• [Aim of the exercise]: Quote every line below exactly and skip any picture.

>> START Data excerpt

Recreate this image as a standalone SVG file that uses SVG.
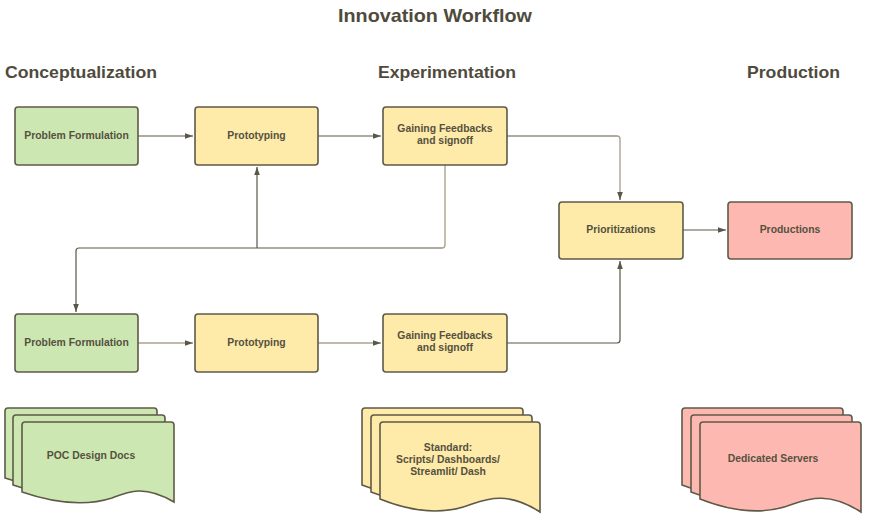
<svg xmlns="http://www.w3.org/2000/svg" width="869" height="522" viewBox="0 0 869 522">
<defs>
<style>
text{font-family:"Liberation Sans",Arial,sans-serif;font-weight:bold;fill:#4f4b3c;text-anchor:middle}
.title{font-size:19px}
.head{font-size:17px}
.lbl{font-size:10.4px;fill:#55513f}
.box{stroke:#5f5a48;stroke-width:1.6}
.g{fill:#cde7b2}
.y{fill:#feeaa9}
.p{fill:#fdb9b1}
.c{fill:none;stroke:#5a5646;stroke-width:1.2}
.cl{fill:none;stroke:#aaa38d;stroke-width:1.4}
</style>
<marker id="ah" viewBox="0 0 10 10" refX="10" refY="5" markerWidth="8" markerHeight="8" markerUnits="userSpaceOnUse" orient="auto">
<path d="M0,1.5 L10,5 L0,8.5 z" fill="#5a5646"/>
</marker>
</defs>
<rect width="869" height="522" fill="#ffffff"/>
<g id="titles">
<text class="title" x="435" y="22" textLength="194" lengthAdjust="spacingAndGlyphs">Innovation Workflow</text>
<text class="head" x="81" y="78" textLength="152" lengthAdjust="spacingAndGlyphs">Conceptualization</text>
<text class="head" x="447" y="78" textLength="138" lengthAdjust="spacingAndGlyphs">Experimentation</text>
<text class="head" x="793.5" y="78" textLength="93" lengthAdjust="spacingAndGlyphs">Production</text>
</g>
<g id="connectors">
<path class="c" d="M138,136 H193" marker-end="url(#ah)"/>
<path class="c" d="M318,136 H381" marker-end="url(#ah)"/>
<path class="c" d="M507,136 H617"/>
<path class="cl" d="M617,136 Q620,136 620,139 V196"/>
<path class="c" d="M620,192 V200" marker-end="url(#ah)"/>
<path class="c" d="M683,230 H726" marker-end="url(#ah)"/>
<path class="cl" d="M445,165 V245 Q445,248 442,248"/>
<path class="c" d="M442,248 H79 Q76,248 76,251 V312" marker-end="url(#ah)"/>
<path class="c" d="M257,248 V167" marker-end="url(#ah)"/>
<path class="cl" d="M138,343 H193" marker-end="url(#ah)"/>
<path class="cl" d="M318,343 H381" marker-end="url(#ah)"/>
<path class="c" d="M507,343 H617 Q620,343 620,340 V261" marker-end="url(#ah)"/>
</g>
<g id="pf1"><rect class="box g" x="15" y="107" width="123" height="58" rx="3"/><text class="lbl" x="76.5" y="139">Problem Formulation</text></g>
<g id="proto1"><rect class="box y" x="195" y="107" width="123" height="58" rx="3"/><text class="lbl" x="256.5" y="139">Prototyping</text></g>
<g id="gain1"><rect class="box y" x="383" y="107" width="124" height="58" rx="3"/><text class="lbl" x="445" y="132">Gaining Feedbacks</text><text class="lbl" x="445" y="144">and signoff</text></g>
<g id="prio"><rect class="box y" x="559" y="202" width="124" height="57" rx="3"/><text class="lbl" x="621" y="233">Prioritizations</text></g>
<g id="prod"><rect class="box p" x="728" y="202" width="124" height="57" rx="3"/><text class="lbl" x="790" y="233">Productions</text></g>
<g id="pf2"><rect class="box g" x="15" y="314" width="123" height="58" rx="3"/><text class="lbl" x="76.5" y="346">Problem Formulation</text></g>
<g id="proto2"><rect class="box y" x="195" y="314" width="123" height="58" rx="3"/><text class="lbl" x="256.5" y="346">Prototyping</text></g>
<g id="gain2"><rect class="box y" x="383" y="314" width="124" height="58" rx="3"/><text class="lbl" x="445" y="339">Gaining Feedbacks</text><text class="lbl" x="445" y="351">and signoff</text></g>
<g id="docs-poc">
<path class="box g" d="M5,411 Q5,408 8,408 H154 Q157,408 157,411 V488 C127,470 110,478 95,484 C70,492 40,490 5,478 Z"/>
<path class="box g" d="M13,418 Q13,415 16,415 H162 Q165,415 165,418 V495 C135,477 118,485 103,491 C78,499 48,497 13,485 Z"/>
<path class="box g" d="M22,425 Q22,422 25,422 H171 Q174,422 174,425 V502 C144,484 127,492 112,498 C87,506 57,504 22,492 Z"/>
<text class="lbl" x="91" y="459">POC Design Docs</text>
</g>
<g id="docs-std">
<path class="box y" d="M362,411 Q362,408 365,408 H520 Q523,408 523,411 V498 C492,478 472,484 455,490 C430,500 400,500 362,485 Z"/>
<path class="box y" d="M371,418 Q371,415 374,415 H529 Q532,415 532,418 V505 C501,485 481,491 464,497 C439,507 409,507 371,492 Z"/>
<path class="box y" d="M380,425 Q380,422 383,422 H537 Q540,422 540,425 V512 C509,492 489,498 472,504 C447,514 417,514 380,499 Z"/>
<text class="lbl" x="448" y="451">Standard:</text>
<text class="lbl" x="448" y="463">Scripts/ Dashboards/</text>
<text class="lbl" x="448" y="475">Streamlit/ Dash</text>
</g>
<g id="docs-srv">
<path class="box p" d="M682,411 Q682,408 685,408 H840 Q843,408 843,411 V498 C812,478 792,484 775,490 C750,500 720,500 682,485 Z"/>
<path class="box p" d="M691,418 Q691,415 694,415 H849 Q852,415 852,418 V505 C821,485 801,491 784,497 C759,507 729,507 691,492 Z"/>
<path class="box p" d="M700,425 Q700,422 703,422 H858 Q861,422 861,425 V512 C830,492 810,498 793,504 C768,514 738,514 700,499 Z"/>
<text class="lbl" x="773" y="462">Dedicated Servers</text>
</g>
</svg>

>> END Data excerpt

• [Result of this exercise]:
Recreate this image as a standalone SVG file that uses SVG.
<svg xmlns="http://www.w3.org/2000/svg" width="869" height="522" viewBox="0 0 869 522">
<defs>
<style>
text{font-family:"Liberation Sans",Arial,sans-serif;font-weight:bold;fill:#4f4b3c;text-anchor:middle}
.title{font-size:19px}
.head{font-size:17px}
.lbl{font-size:10.4px;fill:#55513f}
.box{stroke:#5f5a48;stroke-width:1.6}
.g{fill:#cde7b2}
.y{fill:#feeaa9}
.p{fill:#fdb9b1}
.c{fill:none;stroke:#5a5646;stroke-width:1.2}
.cl{fill:none;stroke:#aaa38d;stroke-width:1.4}
</style>
<marker id="ah" viewBox="0 0 10 10" refX="10" refY="5" markerWidth="8" markerHeight="8" markerUnits="userSpaceOnUse" orient="auto">
<path d="M0,1.5 L10,5 L0,8.5 z" fill="#5a5646"/>
</marker>
</defs>
<rect width="869" height="522" fill="#ffffff"/>
<g id="titles">
<text class="title" x="435" y="22" textLength="194" lengthAdjust="spacingAndGlyphs">Innovation Workflow</text>
<text class="head" x="81" y="78" textLength="152" lengthAdjust="spacingAndGlyphs">Conceptualization</text>
<text class="head" x="447" y="78" textLength="138" lengthAdjust="spacingAndGlyphs">Experimentation</text>
<text class="head" x="793.5" y="78" textLength="93" lengthAdjust="spacingAndGlyphs">Production</text>
</g>
<g id="connectors">
<path class="c" d="M138,136 H193" marker-end="url(#ah)"/>
<path class="c" d="M318,136 H381" marker-end="url(#ah)"/>
<path class="c" d="M507,136 H617"/>
<path class="cl" d="M617,136 Q620,136 620,139 V196"/>
<path class="c" d="M620,192 V200" marker-end="url(#ah)"/>
<path class="c" d="M683,230 H726" marker-end="url(#ah)"/>
<path class="cl" d="M445,165 V245 Q445,248 442,248"/>
<path class="c" d="M442,248 H79 Q76,248 76,251 V312" marker-end="url(#ah)"/>
<path class="c" d="M257,248 V167" marker-end="url(#ah)"/>
<path class="cl" d="M138,343 H193" marker-end="url(#ah)"/>
<path class="cl" d="M318,343 H381" marker-end="url(#ah)"/>
<path class="c" d="M507,343 H617 Q620,343 620,340 V261" marker-end="url(#ah)"/>
</g>
<g id="pf1"><rect class="box g" x="15" y="107" width="123" height="58" rx="3"/><text class="lbl" x="76.5" y="139">Problem Formulation</text></g>
<g id="proto1"><rect class="box y" x="195" y="107" width="123" height="58" rx="3"/><text class="lbl" x="256.5" y="139">Prototyping</text></g>
<g id="gain1"><rect class="box y" x="383" y="107" width="124" height="58" rx="3"/><text class="lbl" x="445" y="132">Gaining Feedbacks</text><text class="lbl" x="445" y="144">and signoff</text></g>
<g id="prio"><rect class="box y" x="559" y="202" width="124" height="57" rx="3"/><text class="lbl" x="621" y="233">Prioritizations</text></g>
<g id="prod"><rect class="box p" x="728" y="202" width="124" height="57" rx="3"/><text class="lbl" x="790" y="233">Productions</text></g>
<g id="pf2"><rect class="box g" x="15" y="314" width="123" height="58" rx="3"/><text class="lbl" x="76.5" y="346">Problem Formulation</text></g>
<g id="proto2"><rect class="box y" x="195" y="314" width="123" height="58" rx="3"/><text class="lbl" x="256.5" y="346">Prototyping</text></g>
<g id="gain2"><rect class="box y" x="383" y="314" width="124" height="58" rx="3"/><text class="lbl" x="445" y="339">Gaining Feedbacks</text><text class="lbl" x="445" y="351">and signoff</text></g>
<g id="docs-poc">
<path class="box g" d="M5,411 Q5,408 8,408 H154 Q157,408 157,411 V488 C127,470 110,478 95,484 C70,492 40,490 5,478 Z"/>
<path class="box g" d="M13,418 Q13,415 16,415 H162 Q165,415 165,418 V495 C135,477 118,485 103,491 C78,499 48,497 13,485 Z"/>
<path class="box g" d="M22,425 Q22,422 25,422 H171 Q174,422 174,425 V502 C144,484 127,492 112,498 C87,506 57,504 22,492 Z"/>
<text class="lbl" x="91" y="459">POC Design Docs</text>
</g>
<g id="docs-std">
<path class="box y" d="M362,411 Q362,408 365,408 H520 Q523,408 523,411 V498 C492,478 472,484 455,490 C430,500 400,500 362,485 Z"/>
<path class="box y" d="M371,418 Q371,415 374,415 H529 Q532,415 532,418 V505 C501,485 481,491 464,497 C439,507 409,507 371,492 Z"/>
<path class="box y" d="M380,425 Q380,422 383,422 H537 Q540,422 540,425 V512 C509,492 489,498 472,504 C447,514 417,514 380,499 Z"/>
<text class="lbl" x="448" y="451">Standard:</text>
<text class="lbl" x="448" y="463">Scripts/ Dashboards/</text>
<text class="lbl" x="448" y="475">Streamlit/ Dash</text>
</g>
<g id="docs-srv">
<path class="box p" d="M682,411 Q682,408 685,408 H840 Q843,408 843,411 V498 C812,478 792,484 775,490 C750,500 720,500 682,485 Z"/>
<path class="box p" d="M691,418 Q691,415 694,415 H849 Q852,415 852,418 V505 C821,485 801,491 784,497 C759,507 729,507 691,492 Z"/>
<path class="box p" d="M700,425 Q700,422 703,422 H858 Q861,422 861,425 V512 C830,492 810,498 793,504 C768,514 738,514 700,499 Z"/>
<text class="lbl" x="773" y="462">Dedicated Servers</text>
</g>
</svg>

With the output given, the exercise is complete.